L’environnement visuel est, quant à lui, mis à mal par les articles 62 et 63, modifiés par l’adoption d’un amendement qui prévoit la possibilité de recouvrir les grands stades d’immenses panneaux publicitaires, y compris lumineux. Ces stades sont souvent l’expression d’une architecture prestigieuse et coûteuse ; qu’en restera-t-il, si on la recouvre avec de la publicité – sans même parler de l’agression visuelle ?
En revanche, la commission a adopté une nouvelle rédaction de l’article 29 qui nous semble tout à fait positive. Elle a en effet rétabli la procédure d’action en démolition prévue par le code de l’urbanisme, dans le cas d’un permis de construire déclaré illégal par le juge judiciaire, tout en réduisant les délais de deux ans à six mois pour le droit commun.
Le risque de recours abusif a déjà été largement abordé dans la loi ALUR. Six des sept dispositions du rapport de Daniel Labetoulle y ont été reprises par ordonnances, et l’article 28 prévoit des mesures qui permettront, par ordonnances, de renforcer les sanctions à l’encontre des personnes qui engageraient un recours allant au-delà de la défense d’intérêts légitimes. Cette mesure nous apparaît nettement préférable à l’abrogation de l’action en démolition, qui serait un très mauvais signal et donnerait un sentiment d’impunité à ceux qui ne respecteraient pas la loi.
La cession d’actifs dans le cas des aéroports est, quant à elle, une politique à courte vue. La vente des sociétés de gestion des aéroports, alors même que l’État et les collectivités territoriales profitent de leurs bénéfices, n’est pas acceptable.

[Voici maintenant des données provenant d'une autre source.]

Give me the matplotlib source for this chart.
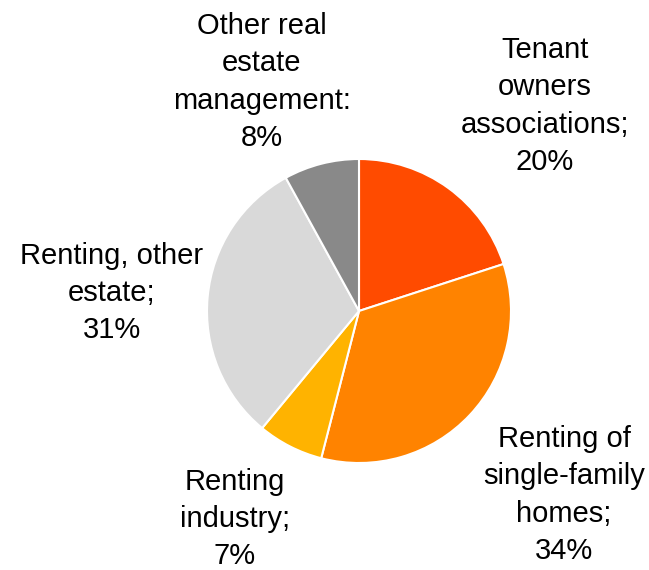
import matplotlib.pyplot as plt

# Data
categories = [
    "Tenant\nowners\nassociations;",
    "Renting of\nsingle-family\nhomes;",
    "Renting\nindustry;",
    "Renting, other\nestate;",
    "Other real\nestate\nmanagement:",
]
shares = [20, 34, 7, 31, 8]
colors = ["#FF4B00", "#FF8300", "#FFB300", "#D9D9D9", "#898989"]

# label centres in pixels (x from left, y from top)
label_px = [(545, 106), (564, 495), (235, 519), (112, 293), (262, 82)]

W, H = 649, 570
cx, cy, r = 359, 311, 152

fig = plt.figure(figsize=(W / 100, H / 100), dpi=100)
ax = fig.add_axes([0, 0, 1, 1])

ax.pie(shares, colors=colors, startangle=90, counterclock=False,
       radius=1, wedgeprops=dict(edgecolor="white", linewidth=1.5))

ax.set_xlim((0 - cx) / r, (W - cx) / r)
ax.set_ylim((cy - H) / r, cy / r)
ax.set_aspect("equal")
ax.axis("off")

for cat, val, (px, py) in zip(categories, shares, label_px):
    ax.text((px - cx) / r, (cy - py) / r, f"{cat}\n{val}%",
            ha="center", va="center", fontsize=21, linespacing=1.43,
            family=["Liberation Sans", "DejaVu Sans"], color="black")

fig.savefig("out.png", dpi=100)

Il en va de même de l’Établissement français du sang qui, dans la rédaction initiale du projet de loi, était livré aux capitaux privés. Par amendement, un garde-fou a été mis en place : ce sont des fonds d’entreprises publiques qui apporteront les 250 millions nécessaires au laboratoire français de fractionnement et de biotechnologie. Vous avez laissé entendre que ce serait en fait Bpifrance qui apporterait de l’argent, sans toutefois le mentionner dans le texte. Ce seraient ainsi 250 millions qui pourraient manquer aux autres interventions de Bpifrance dans les entreprises.
Je pourrais aussi parler longuement des atteintes au droit du travail, de la facilitation des licenciements, du délit d’atteinte au secret des affaires – qui protégera qui ? À propos de l’extension du travail du dimanche, nous regrettons que l’exigence d’une compensation minimale ne soit pas inscrite dans la loi. De l’aveu même de grands patrons de la distribution, douze jours d’ouverture le dimanche ne sont pas souhaitables : c’est trop.